Fue en aquel año de 1970 cuando Rafael Torres Caravaca le había dado un giro a su vida. Había dejado de ser un niño para convertirse en un aspirante a hombre de provecho, como se decía entonces, un adolescente prematuro que empezaba a aprender un oficio tras descubrir que los estudios no eran su fuerte. El día que le dijo a su padre que no quería seguir en el instituto, éste le contestó con decisión: “Espérame a las doce en la puerta del Imperial”. Y cuando el padre salió del trabajo lo agarró del brazo y allá fueron los dos, de  comercio en comercio, en busca de una colocación. Probaron suerte en calzados el Misterio, en la sastrería de los hermanos Molina, en Curtidos Ruiz, hasta que llegaron a la peluquería del maestro Domínguez, en la Plaza de San Sebastián. “¿Les hace falta un aprendiz?”, preguntó el padre desde la puerta; y el propietario del negocio le respondió sin moverse de la silla: “Aquí a los aprendices no se les paga”. El acuerdo fue absoluto, casi un flechazo. 
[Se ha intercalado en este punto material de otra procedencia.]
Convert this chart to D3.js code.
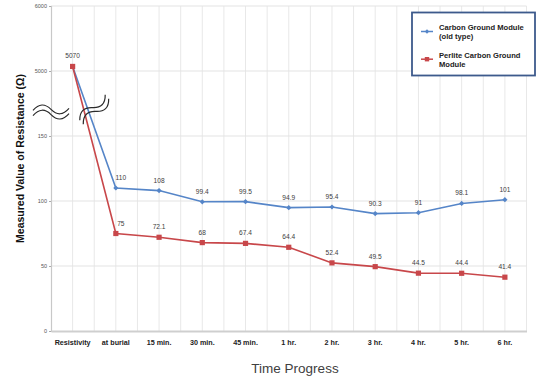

Al día siguiente, Rafaelito estaba cinco minutos antes de las nueve de la mañana en la puerta de la peluquería. En aquel tiempo la peluquería de Domínguez era de las más importantes de la ciudad. Tenía seis peluqueros con la categoría de oficiales, además del maestro y el aprendiz. Abría hasta los sábados por la tarde, que solía ser el día que más clientela tenía, a veces tanta que se cerraba después de las diez de la noche. 




No es de extrañar que el niño aprendiera pronto el oficio. “Los sábados no cerrábamos al mediodía  y era costumbre que las mujeres de los peluqueros les llevaran la comida al trabajo. A mí me llevaba mi madre un bocadillo de tortilla de patatas en una barra de pan y un litro de leche en una botella de gaseosa la Casera, de la que repartía el lechero por las casas. Aquella sí que era leche”, me cuenta. En aquel tiempo una peluquería como la de Domínguez era mucho más que un simple salón donde iban los hombres a afeitarse y a recortarse el pelo. Allí, cada tarde se hacía una revolución, se arreglaba el país, se acababa con el paro y se cambiaba de gobierno en las tertulias permanentes de la clientela. Aunque la verdadera revolución fue el día que el maestro Domínguez apareció con una revista Interviú que relegó a un segundo plano a marcas de tanta solera como ‘Lecturas’ o ‘Diez Minutos’. Desde que llegó el primer Interviú al negocio las tertulias empezaron a decaer.




En los tres años que estuvo de aprendiz ganaba el dinero de las propinas, que a veces superaba las veinte pesetas diarias. Tras una aventura de siete meses con el maestro Antonio, en la Plaza del Carmen, regresó al salón del maestro Domínguez para cubrir la plaza de un peluquero que se acaba de jubilar. “Ya llegué como oficial y cobrábamos a comisión: el sesenta por ciento para el peluquero y el cuarenta para el dueño del negocio”, explica.




Fueron seis años intensos en los que el sueldo se lo daba a su madre y él se quedaba con el dinero justo para sus gastos y para las pequeñas juergas de los sábados noche, cuando al salir de la peluquería, recién duchado, con la ropa limpia y peinado para la ocasión, se iba a la discoteca Play Boy a bailar y a ver si caía algo. Trabajó después con Sebastián Campoy, que en 1978 montó la peluquería más moderna de Almería, y con J. Martín, que le pagaba el doble, casi sesenta mil pesetas al mes. Con los ahorros y con la clientela que ya tenía, pudo establecerse por su cuenta y el 19 de marzo de 1984 puso su propia peluquería en la calle Padre Santaella.


El fútbol 
Por aquel tiempo no sólo era un peluquero de reconocido prestigio en Almería, sino que además destacaba por ser uno de los mejores árbitros que había dado la ciudad en los últimos tiempos. Llegó a alcanzar como árbitro la categoría de Segunda B, cuando tenía un nivel superior, y durante siete años recorrió los principales estadios de Primera División pitando junto a colegiados del nivel del almeriense Juan Andújar Oliver y del malagueño Antonio Jesús López Nieto.


Cada vez que iba al Camp Nou o al Bernabéu, además de disfrutar del espectáculo, se llevaba para su casa treinta y cinco mil pesetas. Nada que ver con sus comienzos cuando ganaba diez duros como juez de línea por los campos de Segunda Regional.  


Otra de las grandes diferencias que descubrió entre una categoría y otra fue que mientras que en San Mamés o en Mestalla los espectadores se acordaban a coro de su madre cuando levantaba la bandera y señalaba un fuera de juego al equipo de casa, en los humildes campos de los pueblos el trato con los aficionados era más directo, mucho más cercano, y cuando un señor le tenía que dar una queja se le acercaba y le susurraba al oído: "Me cago en to tus muertos, linier".